The ancestors of the Secwepemc people have lived in the interior of British Columbia for at least 10,000 years. At the time of contact with the Europeans in the late 18th century, the Secwepemc occupied a vast territory, extending from the Columbia River valley on the east slope of the Rocky Mountains to the Fraser River on the west and from the upper Fraser River in the north to the Arrow Lakes south. Traditional Shuswap territory covers approximately 145,000 square kilometers (56,000 square miles). The Nation was a political alliance that regulated use of the land and resources, and protected the territories of the Shuswap. Although the bands were separate and independent, they were united by a common language – Secwepemctsin – and a similar culture and belief system.
The Neskonlith Indian Band, located in Chase and Salmon Arm in the south-central part of British Columbia, is one of the Shuswap or Interior Salish Nations. The total population of the Neskonlith Indian Band is approximately 600 members with 280 living on the reserve.

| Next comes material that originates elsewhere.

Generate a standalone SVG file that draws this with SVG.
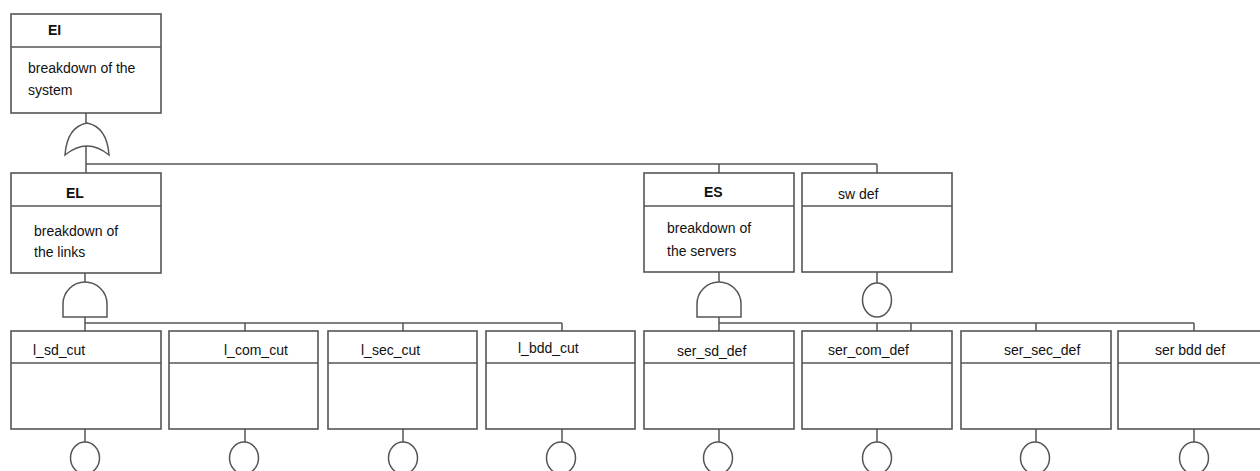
<svg xmlns="http://www.w3.org/2000/svg" width="1260" height="471" viewBox="0 0 1260 471">
<style>
.box{fill:#fff;stroke:#555;stroke-width:1.6}
.div{stroke:#555;stroke-width:1.6}
.ln{stroke:#555;stroke-width:1.5;fill:none}
.gate{fill:#fff;stroke:#555;stroke-width:1.5}
text{font-family:"Liberation Sans",Arial,sans-serif;font-size:14px;fill:#111}
.h{font-weight:bold}
</style>
<rect width="1260" height="471" fill="#fff"/>
<g id="connectors">
<path class="ln" d="M86,113V123 M86,146V173 M86,164H877 M719,164V173 M877,164V173"/>
<path class="ln" d="M85,273V282 M85,317V331 M85,323H562 M245,323V331 M403,323V331 M562,323V331"/>
<path class="ln" d="M719,272V282 M719,317V331 M719,323H1194 M877,323V331 M911,323V331 M1036,323V331 M1194,323V331"/>
<path class="ln" d="M877,272V283"/>
<path class="ln" d="M85,429V442 M245,429V442 M403,429V442 M562,429V442 M719,429V442 M877,429V442 M1036,429V442 M1194,429V442"/>
</g>
<g id="EI">
<rect class="box" x="11" y="14" width="150" height="99"/>
<line class="div" x1="11" y1="47" x2="161" y2="47"/>
<text class="h" x="48" y="35">EI</text>
<text x="28" y="73">breakdown of the</text>
<text x="28" y="95">system</text>
<path class="gate" d="M65,155 Q67,127 87,123 Q107,127 109,155 Q87,137 65,155 Z"/>
</g>
<g id="EL">
<rect class="box" x="11" y="173" width="150" height="100"/>
<line class="div" x1="11" y1="206" x2="161" y2="206"/>
<text class="h" x="66" y="198">EL</text>
<text x="34" y="236">breakdown of</text>
<text x="34" y="257">the links</text>
<path class="gate" d="M63,317V304A22,22 0 0 1 107,304V317Z"/>
</g>
<g id="ES">
<rect class="box" x="644" y="173" width="150" height="99"/>
<line class="div" x1="644" y1="206" x2="794" y2="206"/>
<text class="h" x="704" y="197">ES</text>
<text x="667" y="233">breakdown of</text>
<text x="667" y="256">the servers</text>
<path class="gate" d="M697,317V304A22,22 0 0 1 741,304V317Z"/>
</g>
<g id="sw_def">
<rect class="box" x="802" y="173" width="150" height="99"/>
<line class="div" x1="802" y1="206" x2="952" y2="206"/>
<text x="838" y="199">sw  def</text>
<ellipse class="gate" cx="877" cy="300" rx="14.5" ry="17"/>
</g>
<g id="l_sd_cut">
<rect class="box" x="11" y="331" width="150" height="98"/>
<line class="div" x1="11" y1="363" x2="161" y2="363"/>
<text x="33" y="355">l_sd_cut</text>
<ellipse class="gate" cx="85" cy="458" rx="14.5" ry="16"/>
</g>
<g id="l_com_cut">
<rect class="box" x="169" y="331" width="149" height="98"/>
<line class="div" x1="169" y1="363" x2="318" y2="363"/>
<text x="224" y="355">l_com_cut</text>
<ellipse class="gate" cx="244" cy="458" rx="14.5" ry="16"/>
</g>
<g id="l_sec_cut">
<rect class="box" x="328" y="331" width="149" height="98"/>
<line class="div" x1="328" y1="363" x2="477" y2="363"/>
<text x="361" y="355">l_sec_cut</text>
<ellipse class="gate" cx="403" cy="458" rx="14.5" ry="16"/>
</g>
<g id="l_bdd_cut">
<rect class="box" x="486" y="331" width="149" height="98"/>
<line class="div" x1="486" y1="363" x2="635" y2="363"/>
<text x="518" y="353">l_bdd_cut</text>
<ellipse class="gate" cx="561" cy="458" rx="14.5" ry="16"/>
</g>
<g id="ser_sd_def">
<rect class="box" x="644" y="331" width="150" height="98"/>
<line class="div" x1="644" y1="363" x2="794" y2="363"/>
<text x="677" y="356">ser_sd_def</text>
<ellipse class="gate" cx="718" cy="458" rx="14.5" ry="16"/>
</g>
<g id="ser_com_def">
<rect class="box" x="802" y="331" width="150" height="98"/>
<line class="div" x1="802" y1="363" x2="952" y2="363"/>
<text x="828" y="355">ser_com_def</text>
<ellipse class="gate" cx="877" cy="458" rx="14.5" ry="16"/>
</g>
<g id="ser_sec_def">
<rect class="box" x="961" y="331" width="150" height="98"/>
<line class="div" x1="961" y1="363" x2="1111" y2="363"/>
<text x="1004" y="355">ser_sec_def</text>
<ellipse class="gate" cx="1035" cy="458" rx="14.5" ry="16"/>
</g>
<g id="ser_bdd_def">
<rect class="box" x="1118" y="331" width="150" height="98"/>
<line class="div" x1="1118" y1="363" x2="1268" y2="363"/>
<text x="1155" y="355">ser bdd def</text>
<ellipse class="gate" cx="1194" cy="458" rx="14.5" ry="16"/>
</g>
</svg>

- To preserve the Shuswap language and culture
- To provide a bridge of understanding between native and non-native people
- To foster cooperation to sustain, regenerate and nurture the environmental, social, economic and spiritual needs of our communities and the earth
- To provide employment, training and education to native and non-native people
- To be financially successful in order to ensure sustainability and lasting cultural, environmental, social and economic benefits.